Even if the Doctrine did apply, the judge held that the Covenants would have been reasonable. Key factors in the Court’s decision included:

  • The Covenants were a matter of free agreement between experienced, intelligent, articulate and highly competent people. They expressly agreed that the restraints were reasonable as being necessary to protect the parties’ interests.
  • There was no real substance to LLP’s argument that there was an inequality of bargaining power between the parties; it was not a case of one naïve and inexperienced party facing a commercially sophisticated counterparty.
  • The absence of independent legal advice on behalf of LLP was not a reason to view the parties’ free agreement with caution. The Agreement recorded that each party had taken legal advice 'if required'.
  • An alleged inadequacy or unfairness in fees payable to LLP did not indicate unreasonableness in the Covenants; they were considered fair and reasonable at the time the Agreement was entered into.
  • The 100-year duration was not arbitrarily long when viewed in its proper context, especially when the clients included pension funds and other organisations that might subsist for more than a century.
  • The Covenants were not unreasonable on account of any public policy considerations.

LLP appealed the decision on both grounds.

Decision of the Court of Appeal

The Court of Appeal dismissed the appeal. In summarising the relevant legal principles, the Court of Appeal held that the Doctrine is not limited to any particular type of contract and there is “no precise or exhaustive test” (including the trading society test) to be applied. Rather, if a restraint within a commercial contract does not fall within a category of accepted and normal commercial dealings, the Court must consider all relevant factors, weighed up on a cumulative basis, to ascertain whether the agreement “…can be said to be such a cause for concern (or apparently oppressive) as to justify (as a matter of public policy) requiring the covenantee to prove reasonableness”. The practical effect of the restraint was key, rather than “legal niceties or theoretical possibilities”.

The party seeking to rely on the restraint must establish reasonableness by showing that the restraint goes no further than is reasonably required in order to protect their legitimate interests. Then, it is for the party opposing the restraint to prove that it is contrary to the public interest. Relevant factors include the character of the business, any inequality of bargaining power, any standard forms of contract, when the restraints operate, the surrounding circumstances, the duration of the agreement and the level of compensation. These are to be judged at the time the contract was entered into.

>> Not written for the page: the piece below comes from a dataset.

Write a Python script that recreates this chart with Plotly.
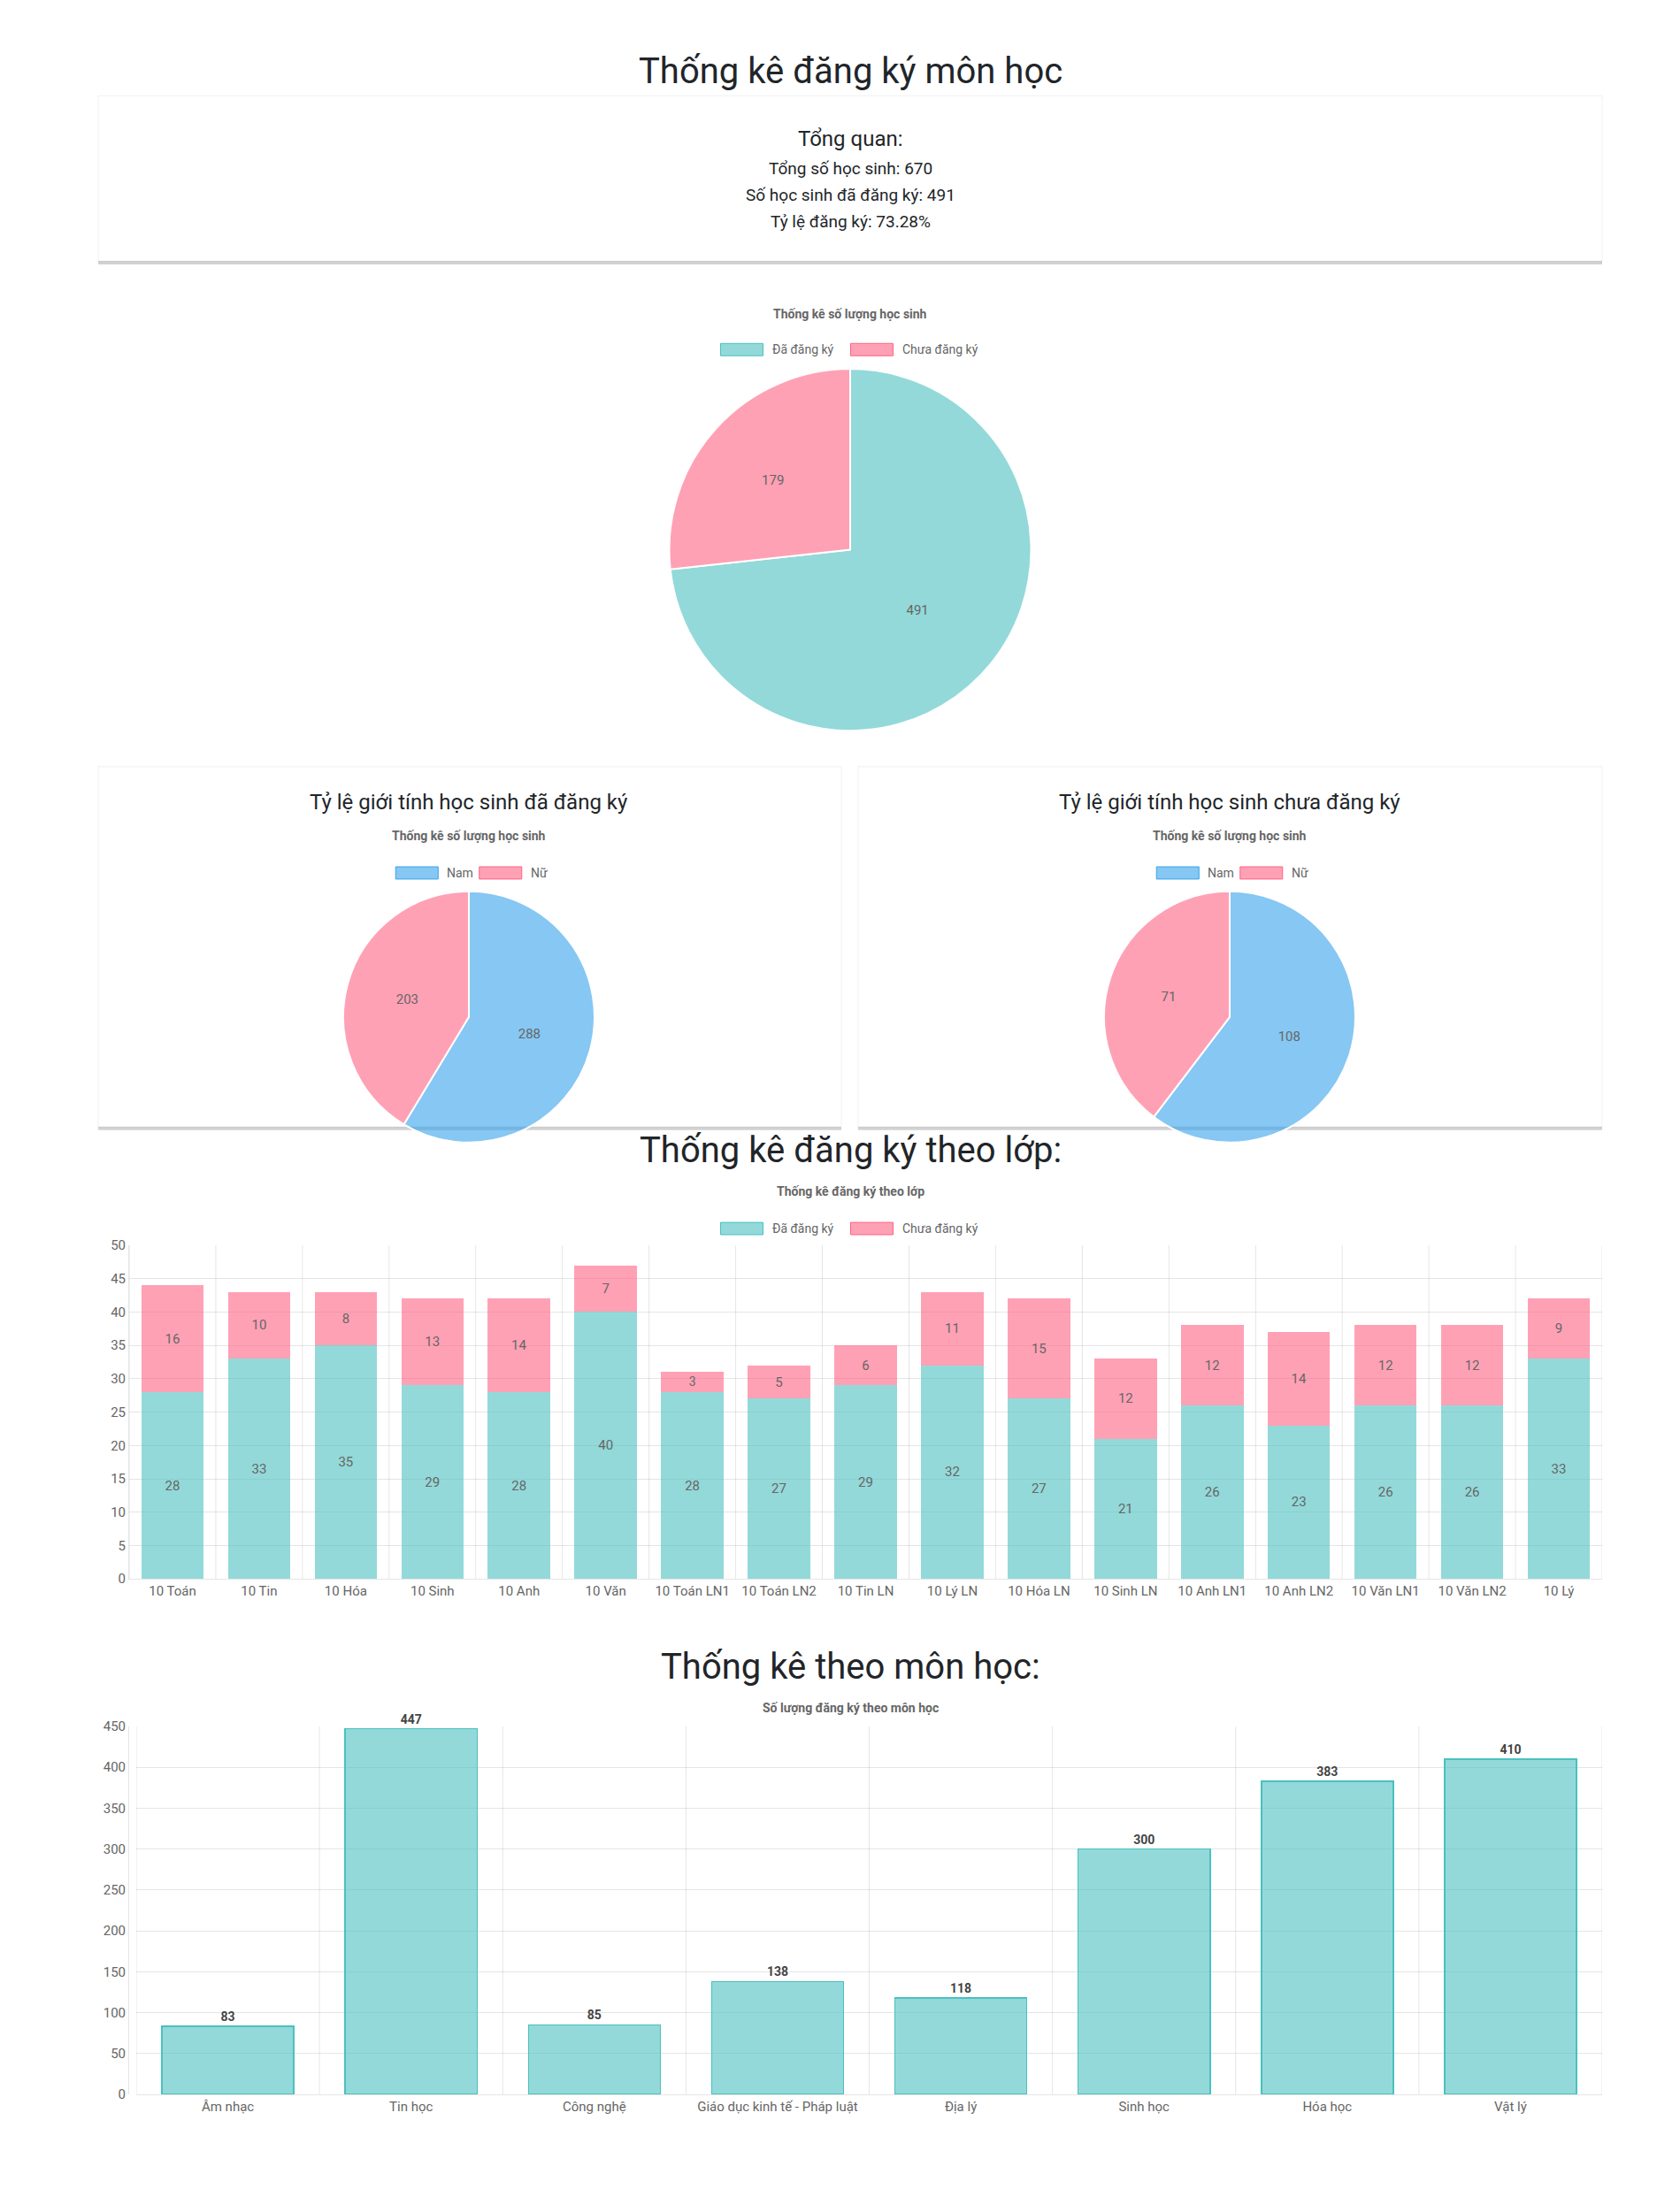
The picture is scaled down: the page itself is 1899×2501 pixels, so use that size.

Here, the Agreement was bespoke to the “very specific circumstances…fashioned to address the competing needs and interests of a group of professional people and, in particular, the practical issues involved in permitting one part of the group to enjoy the benefits of [an] established…brand and business when [they were] unable to afford a buy-out of the interests of the other group”. That meant that the Agreement was fair and reasonable to all those involved and the Doctrine did not apply.

If the Doctrine did apply, the Covenants were unobjectionable. The duration did not give rise to any legitimate cause for concern. The Covenants were key to the deal between the parties; in fact, LLP would not have come into existence at all but for Agreement. There was no inequality of bargaining power or any other factors to justify imposing the Doctrine. There was no evidence to suggest that the Agreement impacted adversely on the public interest and the Doctrine does not otherwise exist “to rescue business men and women from having entered into agreement which they may later regret”.

Comment

The decision confirms that the court will consider the contractual relationship as a whole and focus on the practical consequences of the restraint in question. The court will champion freedom to trade in appropriate cases, but the 'freedom to contract' (ie the court upholding agreements freely entered into) is an important policy consideration in its own right.